The Nationals Member for Gippsland Darren Chester said a number of business operators had already contacted his office to voice their concerns over the move.

Labor’s plan would see the removal of concessions on the personal use of salary-sacrificed or employer-provided cars. It is anticipated that 320,000 Australians will be affected.

Mr Chester said the automotive industry had estimated that 240,000 of those affected earn less than a $100,000 a year.

“This plan won’t hurt high income earners, it will hurt families on moderate incomes in Gippsland who are already dealing with increases in the cost of living,” Mr Chester said.

“The average cost to affected families of this decision is $1400 per year.

“For all businesses who decide to maintain a car fleet the plan also means more red tape and further costs to the bottom line.
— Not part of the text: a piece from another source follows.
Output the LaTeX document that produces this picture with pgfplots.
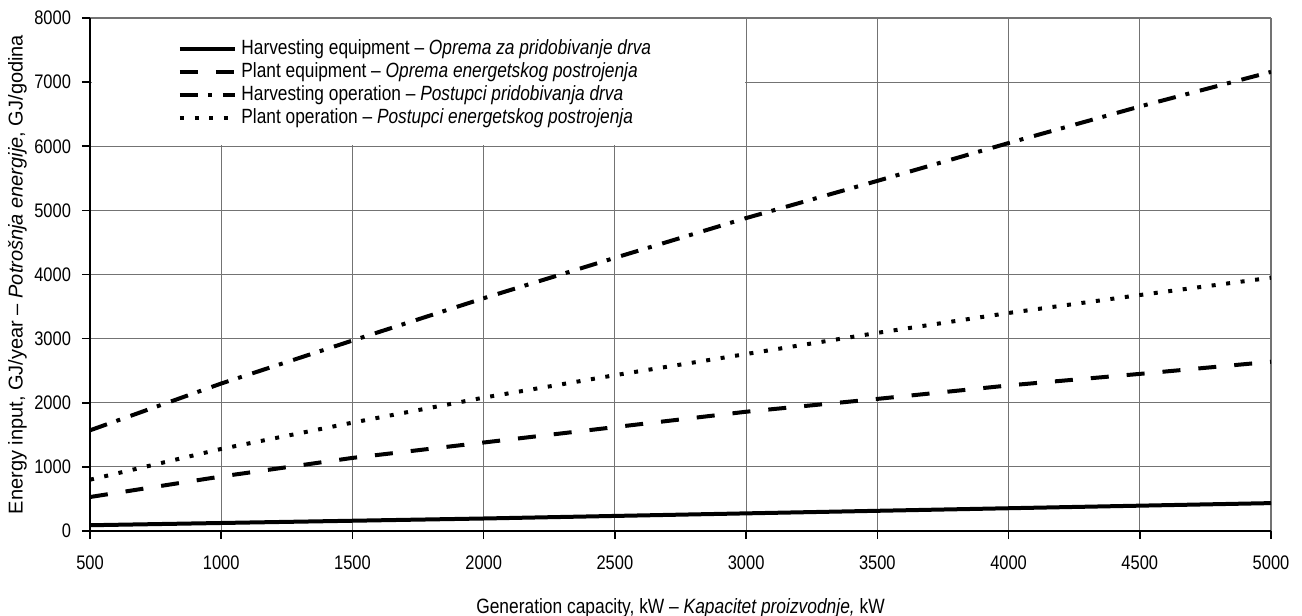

“The Coalition does not support this decision and if elected, we will not proceed with these changes.”

Mr Chester said 35 per cent of all salary packaged vehicles were made by local manufacturers Toyota, Ford and Holden.

“These changes are an unnecessary and unexpected shock to the industry which will put jobs and the economy at risk,” Mr Chester said.

“Kevin Rudd made this damaging decision without any consultation.

“Since the announcement of these changes, the Coalition has been consulting with the car industry, leasing and tax experts as well as small business.

“We have deep reservations about the way this was implemented and about the amount of money being raised out of everyday Australians.”